NEW DELHI (Reuters) - Asian naphtha markets are likely to stay depressed in the first half of 2023 as the region prepares to absorb Russian supplies after Europe's ban on Moscow's oil products takes effect on Feb. 5, and demand from the petrochemical sector remains subdued.

Traders and analysts expect some of the naphtha that Russia can't sell into Europe following the product ban to reach Asia via Middle East commercial hubs. Europe, on the other hand, is likely to source its supplies from the Mediterranean region.

Expectations of higher supplies to Asia amid changing trade flows could keep naphtha prices and refiners' margins depressed. Naphtha margins plunged by 87% in 2022 to $21.13 a tonne over Brent crude and the spot price fell by nearly 13% to $647 per tonne last year.

Margins and the spot price have risen slightly in January so far, driven by weakness in crude oil benchmarks, but the upside has remained limited due to poor petrochemical demand, analysts said.
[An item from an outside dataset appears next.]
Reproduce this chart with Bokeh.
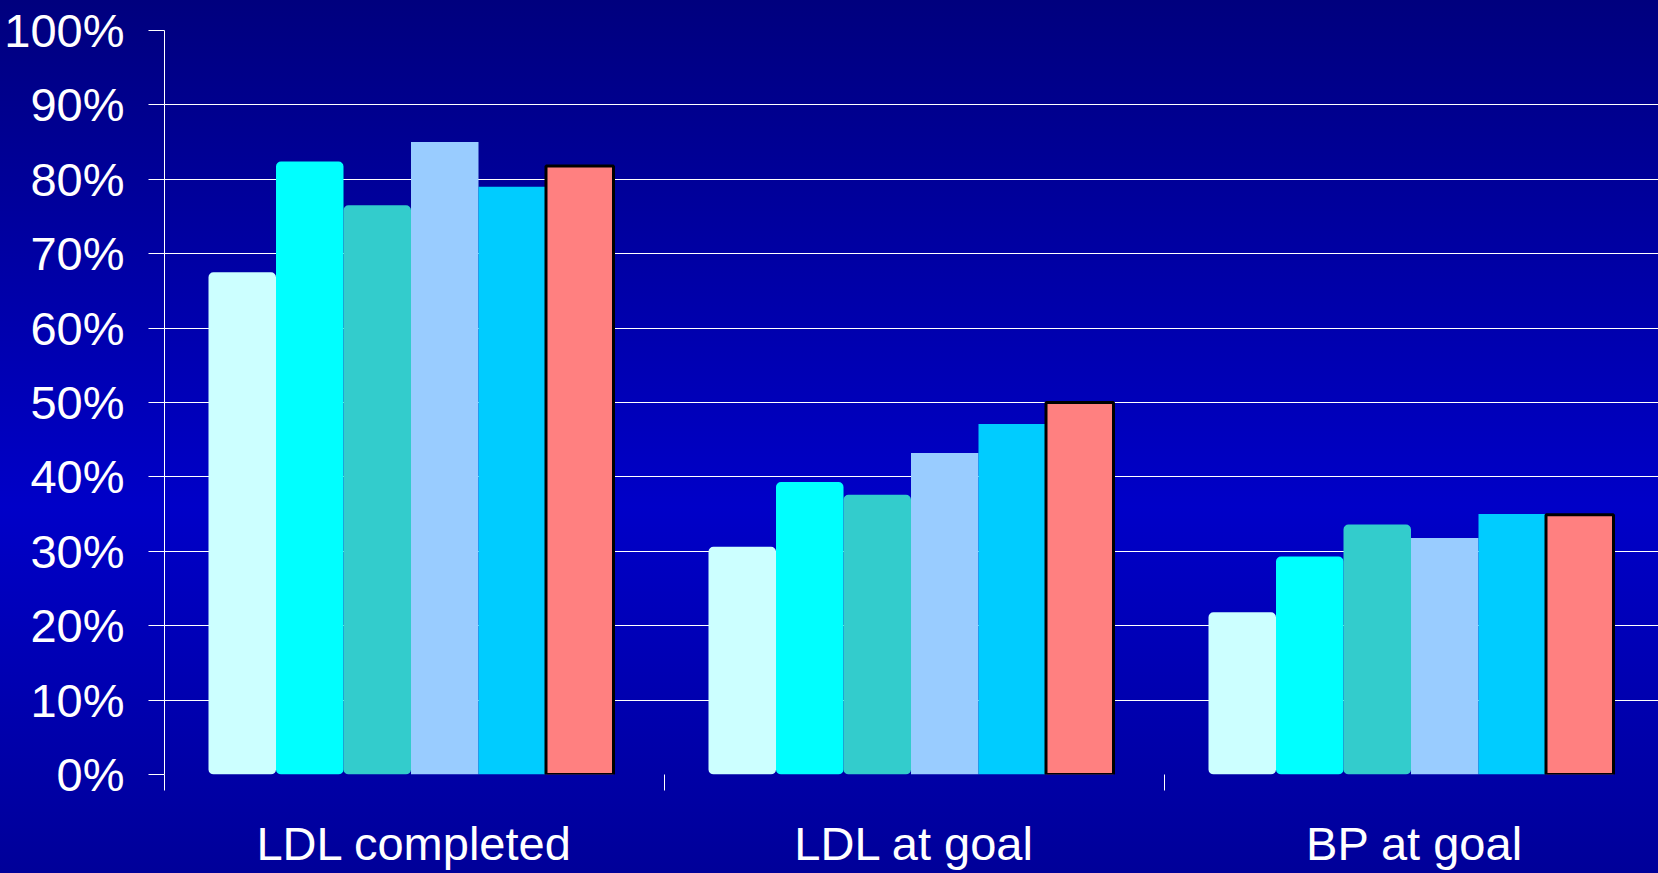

Graphic: Naphtha https://www.reuters.com/graphics/ASIA-NAPHTHA/OUTLOOK/akpeqamgmpr/MicrosoftTeams-image%20(27).png

EBBING FLOWS TO EUROPE

Russia supplied nearly 3 million tonnes (73,970 barrels per day) of naphtha to Europe in 2022, compared with about 2 million tonnes a year earlier, according to Kpler and FGE data, as the product ban deadline nears and buyers build their stocks.

"Make hay while the sun shines as long as the feedstock is discounted and then source alternative supply after the deadline," Kpler's senior oil analyst Kevin Wright said, explaining buyers' behaviour.

Russia's exports to Europe have dropped to about 500,000 tonnes in January as trade is being diverted to avoid imminent sanctions.

Russian exports to Asia decreased in 2022 by about 868,000 tonnes to nearly 1.6-1.8 million tonnes, Kpler and FGE data showed. Kpler's Wright expected that trend to reverse.

"I would expect Russian naphtha exports to Asia to pick up strongly in 2023, especially to India," Wright said, with buyers drawn by heavy discounts for the product.

Graphic: Russia naphtha exports https://fingfx.thomsonreuters.com/gfx/ce/klpygzdnmpg/Pasted%20image%201673530653477.png

CRACKER MARGINS AND RUN RATES

In terms of margins, analysts at Wood Mackenzie, FGE and Energy Aspects expect them to remain weak in the first half of the year after posting an annual loss last year stemming from weak Chinese demand due to COVID related restrictions.

"China's domestic demand is likely to be lower than previous years as COVID seems to be raging once more there, especially now that there are no restrictions in place, and that could hurt naphtha import demand as a result," Kpler's Wright said.

Adding to demand woes, fears of a global slowdown in growth will further weigh on naphtha cracks.

"We have Singapore naphtha cracks at their weakest in the first quarter in 2023 and then slowly recovering," said Alan Gelder, vice president, refining, chemicals and oil markets at Wood Mackenzie.

Meanwhile, South Korea's LG Chem and Taiwan's Formosa Petrochemical extended shutdowns in response to negative naphtha margins in September to October last year, while some others in the region slashed operating rates, a trend that is likely to continue in the first half of 2023, analysts and traders said. [O/ACRACKER]

Formosa sees "no sign of recovery in demand" in the first half of 2023 due to inflationary pressures in key economies, the company spokesman K. Y. Lin told Reuters.

"There is an expectation in the market that inflation could slow in the second half of the year, demand could pick up pace only then," he added.